(Collected data entries)

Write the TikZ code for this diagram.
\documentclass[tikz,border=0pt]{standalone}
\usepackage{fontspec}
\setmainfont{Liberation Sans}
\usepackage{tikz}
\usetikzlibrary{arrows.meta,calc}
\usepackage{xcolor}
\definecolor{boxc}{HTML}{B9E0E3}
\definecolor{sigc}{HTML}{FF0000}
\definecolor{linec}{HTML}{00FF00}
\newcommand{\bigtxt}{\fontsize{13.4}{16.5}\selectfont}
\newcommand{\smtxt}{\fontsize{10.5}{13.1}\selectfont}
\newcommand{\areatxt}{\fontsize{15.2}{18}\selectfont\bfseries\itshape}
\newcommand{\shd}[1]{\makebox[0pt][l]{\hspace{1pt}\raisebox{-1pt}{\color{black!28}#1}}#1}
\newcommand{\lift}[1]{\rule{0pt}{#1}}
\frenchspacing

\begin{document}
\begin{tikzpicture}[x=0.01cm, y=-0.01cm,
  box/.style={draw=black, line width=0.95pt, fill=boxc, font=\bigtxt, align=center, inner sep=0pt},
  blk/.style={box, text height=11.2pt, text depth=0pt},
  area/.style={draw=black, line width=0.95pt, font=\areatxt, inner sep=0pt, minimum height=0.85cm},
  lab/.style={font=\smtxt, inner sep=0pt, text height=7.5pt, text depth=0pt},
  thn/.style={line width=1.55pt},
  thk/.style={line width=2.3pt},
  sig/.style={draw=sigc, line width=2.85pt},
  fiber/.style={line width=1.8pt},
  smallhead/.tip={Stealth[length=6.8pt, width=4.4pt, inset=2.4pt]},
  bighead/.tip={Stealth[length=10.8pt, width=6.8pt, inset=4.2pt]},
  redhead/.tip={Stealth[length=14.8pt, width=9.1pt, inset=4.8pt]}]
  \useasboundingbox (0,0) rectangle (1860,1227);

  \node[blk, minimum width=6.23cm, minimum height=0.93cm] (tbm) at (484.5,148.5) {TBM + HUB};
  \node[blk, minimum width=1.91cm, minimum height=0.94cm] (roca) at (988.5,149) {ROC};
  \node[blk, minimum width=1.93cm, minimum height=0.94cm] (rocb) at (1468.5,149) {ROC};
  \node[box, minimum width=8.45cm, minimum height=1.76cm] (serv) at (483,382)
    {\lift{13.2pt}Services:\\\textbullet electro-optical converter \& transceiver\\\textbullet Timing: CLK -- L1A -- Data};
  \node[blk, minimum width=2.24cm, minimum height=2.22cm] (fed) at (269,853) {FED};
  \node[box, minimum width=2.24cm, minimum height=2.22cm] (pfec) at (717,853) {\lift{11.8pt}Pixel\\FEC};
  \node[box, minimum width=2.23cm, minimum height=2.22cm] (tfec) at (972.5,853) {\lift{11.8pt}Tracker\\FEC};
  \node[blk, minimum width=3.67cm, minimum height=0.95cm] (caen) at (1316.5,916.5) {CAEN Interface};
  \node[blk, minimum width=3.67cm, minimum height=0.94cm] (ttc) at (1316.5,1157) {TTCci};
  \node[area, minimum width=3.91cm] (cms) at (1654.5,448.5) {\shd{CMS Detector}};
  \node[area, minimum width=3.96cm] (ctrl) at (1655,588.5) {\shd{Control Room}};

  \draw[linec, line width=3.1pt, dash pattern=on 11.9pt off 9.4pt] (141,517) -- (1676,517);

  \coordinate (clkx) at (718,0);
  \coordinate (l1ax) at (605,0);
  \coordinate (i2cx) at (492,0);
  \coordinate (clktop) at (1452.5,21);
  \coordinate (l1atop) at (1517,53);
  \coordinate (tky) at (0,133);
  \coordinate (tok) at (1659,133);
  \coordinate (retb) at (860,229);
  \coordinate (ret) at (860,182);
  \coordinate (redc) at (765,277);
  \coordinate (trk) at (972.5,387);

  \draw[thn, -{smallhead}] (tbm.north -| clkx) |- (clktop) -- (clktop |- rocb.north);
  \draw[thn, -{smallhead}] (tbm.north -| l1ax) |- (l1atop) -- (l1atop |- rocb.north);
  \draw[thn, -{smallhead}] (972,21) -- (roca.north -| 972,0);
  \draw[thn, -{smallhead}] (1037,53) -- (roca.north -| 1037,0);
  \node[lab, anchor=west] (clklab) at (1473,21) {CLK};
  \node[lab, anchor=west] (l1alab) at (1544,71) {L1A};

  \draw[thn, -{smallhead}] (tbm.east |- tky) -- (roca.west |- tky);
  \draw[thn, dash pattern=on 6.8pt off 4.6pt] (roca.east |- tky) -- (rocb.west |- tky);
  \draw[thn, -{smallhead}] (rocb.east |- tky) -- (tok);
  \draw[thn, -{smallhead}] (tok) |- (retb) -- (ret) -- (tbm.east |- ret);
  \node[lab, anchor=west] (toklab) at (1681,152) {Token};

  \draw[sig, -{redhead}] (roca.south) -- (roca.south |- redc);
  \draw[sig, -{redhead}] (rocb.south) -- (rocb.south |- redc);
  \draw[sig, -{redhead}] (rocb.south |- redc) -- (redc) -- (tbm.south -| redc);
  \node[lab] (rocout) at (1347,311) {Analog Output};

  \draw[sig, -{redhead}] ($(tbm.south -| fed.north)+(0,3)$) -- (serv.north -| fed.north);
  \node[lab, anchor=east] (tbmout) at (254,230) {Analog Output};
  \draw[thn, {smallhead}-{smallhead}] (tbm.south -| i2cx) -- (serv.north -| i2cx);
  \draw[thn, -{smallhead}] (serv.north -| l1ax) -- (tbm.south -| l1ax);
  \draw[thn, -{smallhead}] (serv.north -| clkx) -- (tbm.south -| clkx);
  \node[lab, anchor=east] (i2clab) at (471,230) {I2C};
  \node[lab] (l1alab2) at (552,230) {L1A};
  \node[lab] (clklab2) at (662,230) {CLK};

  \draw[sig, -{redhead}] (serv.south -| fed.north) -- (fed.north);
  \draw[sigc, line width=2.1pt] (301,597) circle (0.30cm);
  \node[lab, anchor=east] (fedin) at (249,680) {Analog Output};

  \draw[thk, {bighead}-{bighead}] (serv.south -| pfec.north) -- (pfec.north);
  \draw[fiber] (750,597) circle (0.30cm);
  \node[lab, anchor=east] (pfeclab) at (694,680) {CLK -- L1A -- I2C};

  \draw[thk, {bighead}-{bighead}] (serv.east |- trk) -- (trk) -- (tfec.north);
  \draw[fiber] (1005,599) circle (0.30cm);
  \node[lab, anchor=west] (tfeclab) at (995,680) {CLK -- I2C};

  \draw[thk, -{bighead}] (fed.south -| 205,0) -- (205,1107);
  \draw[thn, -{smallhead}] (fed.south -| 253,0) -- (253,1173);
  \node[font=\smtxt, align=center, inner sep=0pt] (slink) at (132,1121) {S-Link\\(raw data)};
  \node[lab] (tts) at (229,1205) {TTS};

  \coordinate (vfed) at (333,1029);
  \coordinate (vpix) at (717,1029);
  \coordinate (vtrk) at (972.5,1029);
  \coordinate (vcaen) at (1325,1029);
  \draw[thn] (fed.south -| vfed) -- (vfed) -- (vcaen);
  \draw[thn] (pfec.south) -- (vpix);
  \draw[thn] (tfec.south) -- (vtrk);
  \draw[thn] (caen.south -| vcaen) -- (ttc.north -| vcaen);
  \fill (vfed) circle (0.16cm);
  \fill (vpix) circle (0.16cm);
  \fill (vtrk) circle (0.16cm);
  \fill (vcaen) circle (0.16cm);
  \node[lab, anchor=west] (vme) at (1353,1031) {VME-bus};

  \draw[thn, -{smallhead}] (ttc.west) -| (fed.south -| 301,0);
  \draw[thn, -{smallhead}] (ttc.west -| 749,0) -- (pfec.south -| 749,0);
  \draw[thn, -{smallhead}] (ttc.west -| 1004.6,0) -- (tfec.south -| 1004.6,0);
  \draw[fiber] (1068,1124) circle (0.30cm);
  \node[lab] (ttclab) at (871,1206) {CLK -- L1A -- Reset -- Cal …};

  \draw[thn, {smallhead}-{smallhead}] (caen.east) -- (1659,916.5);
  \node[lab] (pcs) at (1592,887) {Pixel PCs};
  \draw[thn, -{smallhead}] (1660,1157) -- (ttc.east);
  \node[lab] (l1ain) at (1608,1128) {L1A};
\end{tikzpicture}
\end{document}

* * *

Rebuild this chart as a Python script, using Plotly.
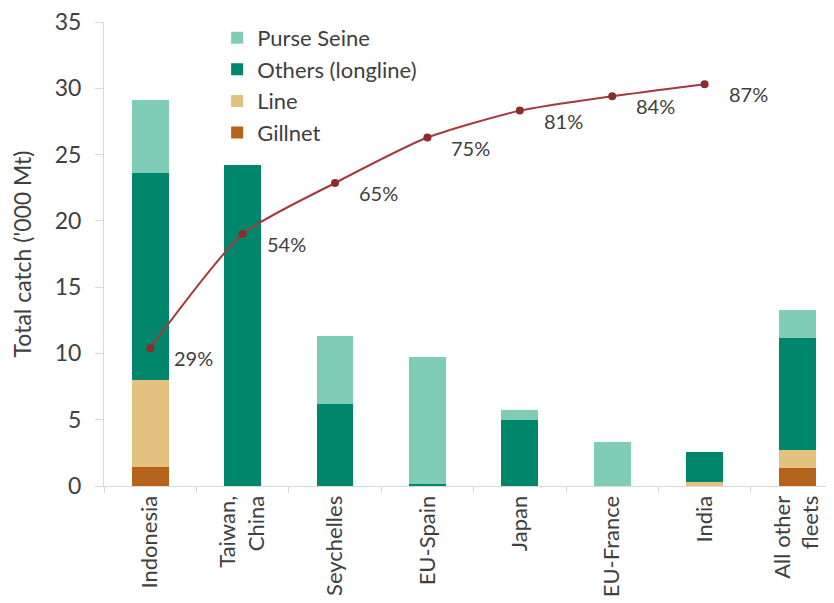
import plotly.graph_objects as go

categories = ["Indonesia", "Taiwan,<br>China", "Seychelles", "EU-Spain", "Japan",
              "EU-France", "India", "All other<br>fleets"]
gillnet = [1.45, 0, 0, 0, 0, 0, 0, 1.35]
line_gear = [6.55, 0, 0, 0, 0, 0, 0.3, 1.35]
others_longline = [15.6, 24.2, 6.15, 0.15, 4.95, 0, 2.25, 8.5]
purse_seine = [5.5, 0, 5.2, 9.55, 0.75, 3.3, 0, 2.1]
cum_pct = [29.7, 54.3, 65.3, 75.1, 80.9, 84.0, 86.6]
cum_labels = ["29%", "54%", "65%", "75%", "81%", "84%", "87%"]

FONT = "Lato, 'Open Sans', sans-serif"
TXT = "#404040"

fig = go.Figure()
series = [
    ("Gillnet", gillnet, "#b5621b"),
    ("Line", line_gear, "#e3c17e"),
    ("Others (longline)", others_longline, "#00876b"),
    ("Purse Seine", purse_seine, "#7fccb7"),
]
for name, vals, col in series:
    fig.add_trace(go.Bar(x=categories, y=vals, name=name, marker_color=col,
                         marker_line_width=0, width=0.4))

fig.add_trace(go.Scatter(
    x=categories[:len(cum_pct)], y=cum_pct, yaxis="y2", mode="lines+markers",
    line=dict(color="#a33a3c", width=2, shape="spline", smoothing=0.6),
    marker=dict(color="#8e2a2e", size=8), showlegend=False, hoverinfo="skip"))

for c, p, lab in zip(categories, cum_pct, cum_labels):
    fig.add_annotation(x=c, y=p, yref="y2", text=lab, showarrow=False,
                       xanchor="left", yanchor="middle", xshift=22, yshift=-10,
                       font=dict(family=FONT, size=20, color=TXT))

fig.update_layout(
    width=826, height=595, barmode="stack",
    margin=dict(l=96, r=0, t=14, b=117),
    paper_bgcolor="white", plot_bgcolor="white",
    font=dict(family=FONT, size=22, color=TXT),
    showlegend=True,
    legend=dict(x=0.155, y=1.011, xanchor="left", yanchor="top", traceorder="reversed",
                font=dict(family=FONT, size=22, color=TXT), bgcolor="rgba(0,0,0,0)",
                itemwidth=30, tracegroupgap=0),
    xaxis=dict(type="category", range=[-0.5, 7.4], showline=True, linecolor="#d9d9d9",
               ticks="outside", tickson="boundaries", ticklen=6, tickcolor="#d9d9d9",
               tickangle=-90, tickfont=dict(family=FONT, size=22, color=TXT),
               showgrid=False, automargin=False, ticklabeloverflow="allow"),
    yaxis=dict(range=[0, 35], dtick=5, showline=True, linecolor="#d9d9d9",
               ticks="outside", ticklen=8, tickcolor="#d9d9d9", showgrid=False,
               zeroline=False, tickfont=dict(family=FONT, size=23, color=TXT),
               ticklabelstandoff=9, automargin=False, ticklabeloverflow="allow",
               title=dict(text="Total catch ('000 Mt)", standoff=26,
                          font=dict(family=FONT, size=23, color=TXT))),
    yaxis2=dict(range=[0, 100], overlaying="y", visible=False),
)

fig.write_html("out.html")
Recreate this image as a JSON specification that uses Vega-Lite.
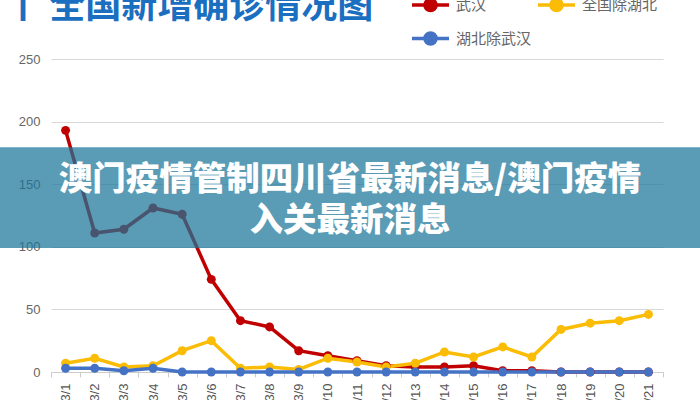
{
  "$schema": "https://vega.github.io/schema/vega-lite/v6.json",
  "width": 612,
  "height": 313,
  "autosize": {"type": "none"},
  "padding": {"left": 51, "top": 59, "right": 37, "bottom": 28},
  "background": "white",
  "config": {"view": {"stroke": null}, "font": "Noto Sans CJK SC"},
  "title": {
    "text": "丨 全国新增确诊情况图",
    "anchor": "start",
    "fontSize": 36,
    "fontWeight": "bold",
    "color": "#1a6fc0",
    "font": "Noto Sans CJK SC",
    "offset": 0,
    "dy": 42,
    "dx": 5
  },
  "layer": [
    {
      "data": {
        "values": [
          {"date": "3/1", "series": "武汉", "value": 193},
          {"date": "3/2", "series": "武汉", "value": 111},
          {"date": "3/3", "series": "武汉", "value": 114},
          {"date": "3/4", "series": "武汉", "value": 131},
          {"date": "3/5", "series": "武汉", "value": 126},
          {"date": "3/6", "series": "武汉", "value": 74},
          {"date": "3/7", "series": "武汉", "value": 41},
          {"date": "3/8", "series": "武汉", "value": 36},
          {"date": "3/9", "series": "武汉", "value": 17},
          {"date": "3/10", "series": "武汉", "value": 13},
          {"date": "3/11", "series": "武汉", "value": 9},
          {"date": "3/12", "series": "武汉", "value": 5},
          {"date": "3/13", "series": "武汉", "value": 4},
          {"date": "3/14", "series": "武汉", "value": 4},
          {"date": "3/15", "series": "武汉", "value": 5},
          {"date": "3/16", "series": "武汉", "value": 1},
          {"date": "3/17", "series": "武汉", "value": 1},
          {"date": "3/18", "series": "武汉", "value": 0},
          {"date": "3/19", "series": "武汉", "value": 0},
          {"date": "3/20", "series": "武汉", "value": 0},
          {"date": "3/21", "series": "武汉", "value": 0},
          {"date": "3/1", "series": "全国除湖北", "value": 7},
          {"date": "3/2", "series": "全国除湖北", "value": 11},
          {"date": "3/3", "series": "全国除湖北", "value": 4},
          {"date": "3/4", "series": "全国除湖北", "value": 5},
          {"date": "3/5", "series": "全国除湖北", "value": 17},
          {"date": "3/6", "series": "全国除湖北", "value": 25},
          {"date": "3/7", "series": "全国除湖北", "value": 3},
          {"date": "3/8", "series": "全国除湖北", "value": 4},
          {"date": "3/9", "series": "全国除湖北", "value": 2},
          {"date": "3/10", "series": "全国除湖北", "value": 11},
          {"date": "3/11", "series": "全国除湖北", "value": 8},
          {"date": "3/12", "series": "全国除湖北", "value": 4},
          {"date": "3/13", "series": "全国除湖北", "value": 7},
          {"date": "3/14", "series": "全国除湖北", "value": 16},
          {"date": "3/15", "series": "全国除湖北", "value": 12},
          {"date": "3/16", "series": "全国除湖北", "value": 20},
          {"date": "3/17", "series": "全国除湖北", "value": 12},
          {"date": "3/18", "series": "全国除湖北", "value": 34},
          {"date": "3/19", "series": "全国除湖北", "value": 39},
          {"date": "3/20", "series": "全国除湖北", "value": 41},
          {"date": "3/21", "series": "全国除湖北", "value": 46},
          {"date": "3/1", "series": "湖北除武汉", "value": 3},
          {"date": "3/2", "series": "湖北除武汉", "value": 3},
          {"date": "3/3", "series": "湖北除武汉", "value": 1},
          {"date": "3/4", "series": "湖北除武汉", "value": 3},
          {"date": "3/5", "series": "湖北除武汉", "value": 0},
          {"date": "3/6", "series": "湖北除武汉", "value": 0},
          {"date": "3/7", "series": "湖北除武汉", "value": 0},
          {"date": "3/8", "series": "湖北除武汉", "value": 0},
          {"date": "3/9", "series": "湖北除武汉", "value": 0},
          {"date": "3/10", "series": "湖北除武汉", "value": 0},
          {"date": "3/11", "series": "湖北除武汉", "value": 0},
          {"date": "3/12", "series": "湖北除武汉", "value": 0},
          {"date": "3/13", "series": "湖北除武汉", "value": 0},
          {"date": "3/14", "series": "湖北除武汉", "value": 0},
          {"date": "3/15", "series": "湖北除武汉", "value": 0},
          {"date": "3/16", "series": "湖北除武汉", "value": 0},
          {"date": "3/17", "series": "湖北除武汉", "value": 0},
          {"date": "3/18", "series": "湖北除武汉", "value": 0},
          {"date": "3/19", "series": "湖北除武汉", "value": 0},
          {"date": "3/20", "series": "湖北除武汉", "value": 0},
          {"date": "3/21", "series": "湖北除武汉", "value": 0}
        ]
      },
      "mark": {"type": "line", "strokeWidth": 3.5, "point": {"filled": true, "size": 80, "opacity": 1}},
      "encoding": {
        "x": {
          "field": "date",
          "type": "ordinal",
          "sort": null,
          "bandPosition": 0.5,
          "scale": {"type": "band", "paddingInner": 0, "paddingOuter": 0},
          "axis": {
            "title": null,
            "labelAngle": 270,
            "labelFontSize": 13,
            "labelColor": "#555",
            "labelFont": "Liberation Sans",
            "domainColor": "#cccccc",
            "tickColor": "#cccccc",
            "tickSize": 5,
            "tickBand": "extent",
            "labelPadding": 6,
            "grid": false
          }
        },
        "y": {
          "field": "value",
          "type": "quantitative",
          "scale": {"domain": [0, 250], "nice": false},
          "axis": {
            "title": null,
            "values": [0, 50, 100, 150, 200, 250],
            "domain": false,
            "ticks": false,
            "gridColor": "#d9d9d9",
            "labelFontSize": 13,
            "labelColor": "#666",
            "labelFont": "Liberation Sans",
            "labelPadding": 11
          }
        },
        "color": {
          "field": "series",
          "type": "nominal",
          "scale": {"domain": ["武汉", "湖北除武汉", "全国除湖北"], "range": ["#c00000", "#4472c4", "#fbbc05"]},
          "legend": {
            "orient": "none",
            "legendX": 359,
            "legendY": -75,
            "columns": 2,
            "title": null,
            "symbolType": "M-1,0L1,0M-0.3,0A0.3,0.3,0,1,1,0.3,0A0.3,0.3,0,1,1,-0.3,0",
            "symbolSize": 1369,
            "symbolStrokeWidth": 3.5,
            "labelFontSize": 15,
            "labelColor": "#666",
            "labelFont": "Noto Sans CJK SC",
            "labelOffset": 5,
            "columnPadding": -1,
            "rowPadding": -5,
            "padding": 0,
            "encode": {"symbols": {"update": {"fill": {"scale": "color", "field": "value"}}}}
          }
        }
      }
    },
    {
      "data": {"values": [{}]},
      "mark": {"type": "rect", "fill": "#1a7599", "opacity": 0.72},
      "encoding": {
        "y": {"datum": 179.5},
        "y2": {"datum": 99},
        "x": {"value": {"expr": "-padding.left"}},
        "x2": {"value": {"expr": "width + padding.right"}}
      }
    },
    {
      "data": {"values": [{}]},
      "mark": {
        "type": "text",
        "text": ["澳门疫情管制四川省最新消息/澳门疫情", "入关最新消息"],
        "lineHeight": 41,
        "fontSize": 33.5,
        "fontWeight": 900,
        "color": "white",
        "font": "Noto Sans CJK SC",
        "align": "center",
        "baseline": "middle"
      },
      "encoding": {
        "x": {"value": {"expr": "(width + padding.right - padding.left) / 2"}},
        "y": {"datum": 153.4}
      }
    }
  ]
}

_DO THIS_. Return the exact lines from the line with "Write the TikZ code for this diagram." to the line with "(0,0) rectangle (1860,1227);", inclusive of both, with nothing added.

_EXERCISE ANSWER_.
Write the TikZ code for this diagram.
\documentclass[tikz,border=0pt]{standalone}
\usepackage{fontspec}
\setmainfont{Liberation Sans}
\usepackage{tikz}
\usetikzlibrary{arrows.meta,calc}
\usepackage{xcolor}
\definecolor{boxc}{HTML}{B9E0E3}
\definecolor{sigc}{HTML}{FF0000}
\definecolor{linec}{HTML}{00FF00}
\newcommand{\bigtxt}{\fontsize{13.4}{16.5}\selectfont}
\newcommand{\smtxt}{\fontsize{10.5}{13.1}\selectfont}
\newcommand{\areatxt}{\fontsize{15.2}{18}\selectfont\bfseries\itshape}
\newcommand{\shd}[1]{\makebox[0pt][l]{\hspace{1pt}\raisebox{-1pt}{\color{black!28}#1}}#1}
\newcommand{\lift}[1]{\rule{0pt}{#1}}
\frenchspacing

\begin{document}
\begin{tikzpicture}[x=0.01cm, y=-0.01cm,
  box/.style={draw=black, line width=0.95pt, fill=boxc, font=\bigtxt, align=center, inner sep=0pt},
  blk/.style={box, text height=11.2pt, text depth=0pt},
  area/.style={draw=black, line width=0.95pt, font=\areatxt, inner sep=0pt, minimum height=0.85cm},
  lab/.style={font=\smtxt, inner sep=0pt, text height=7.5pt, text depth=0pt},
  thn/.style={line width=1.55pt},
  thk/.style={line width=2.3pt},
  sig/.style={draw=sigc, line width=2.85pt},
  fiber/.style={line width=1.8pt},
  smallhead/.tip={Stealth[length=6.8pt, width=4.4pt, inset=2.4pt]},
  bighead/.tip={Stealth[length=10.8pt, width=6.8pt, inset=4.2pt]},
  redhead/.tip={Stealth[length=14.8pt, width=9.1pt, inset=4.8pt]}]
  \useasboundingbox (0,0) rectangle (1860,1227);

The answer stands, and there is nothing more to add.